If you’ve been struggling to connect with your audience—if your messaging feels off, your engagement is low, or your conversions are flat—it might not be your product, your price point, or your platform. It might be your story. More specifically, it might be who your story is centered around.
One of the most common missteps in branding is building your narrative around yourself. You highlight your achievements, your journey, your innovations, your success. You paint yourself as the solution, the hero, the star. But here’s the hard truth: your customer doesn’t want to hear your story unless they can see themselves in it. And they won’t—unless you stop trying to be the hero and start being the guide.
Your customer is the one with the challenge. They’re navigating uncertainty, trying to solve a problem, make a decision, or reach a goal. In every buying situation, they are the protagonist of their own story, and they’re looking for help. They’re looking for someone who understands where they are, who can anticipate what’s ahead, and who can offer a reliable, practical way forward. That’s where you come in—but not as the centerpiece. As the catalyst.

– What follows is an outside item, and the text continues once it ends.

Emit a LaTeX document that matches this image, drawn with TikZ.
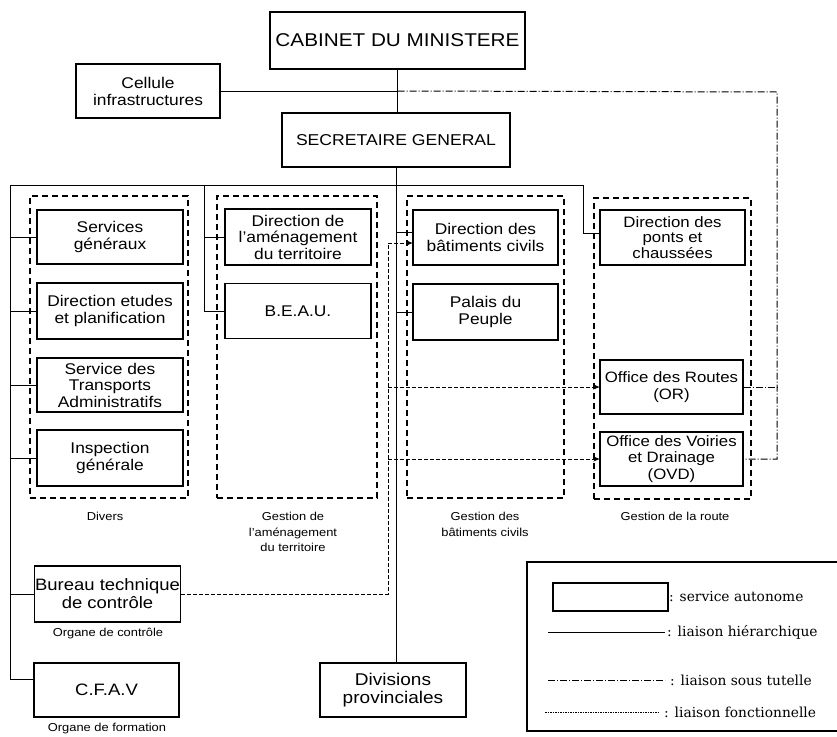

Your job is not to impress them. It’s to equip them. To step out of the spotlight and say, “I’ve been there. I understand. Here’s how to move forward.” Like any good guide in any great story, you need to offer insight, not ego. You bring clarity, not complication. You serve as the quiet expert—not the loud hero.
When brands position themselves as the hero, customers disconnect. Why? Because now there’s competition. Now the spotlight is shared—or worse, stolen—and the customer no longer feels like the story is about them. But when you shift the narrative and place the customer at the center, everything changes. They pay attention. They see themselves in your messaging. They trust your role. And most importantly, they move.
Positioning your audience as the hero builds relevance, trust, and long-term loyalty. When you help them win, they remember you—not as the star, but as the reason they succeeded. And that’s what great branding does: it enables transformation, not applause.
So here’s the challenge: take a look at your current messaging. Is it all about you? Or is it truly about your customer? Is your brand story filled with I’s and we’s—or is it centered around their needs, their goals, their journey?
If your brand story doesn’t invite your audience to step in as the hero, you’re missing your greatest opportunity to connect.
Let them lead. Let them win. You? Be the guide.
Because when your brand helps customers succeed, everybody wins.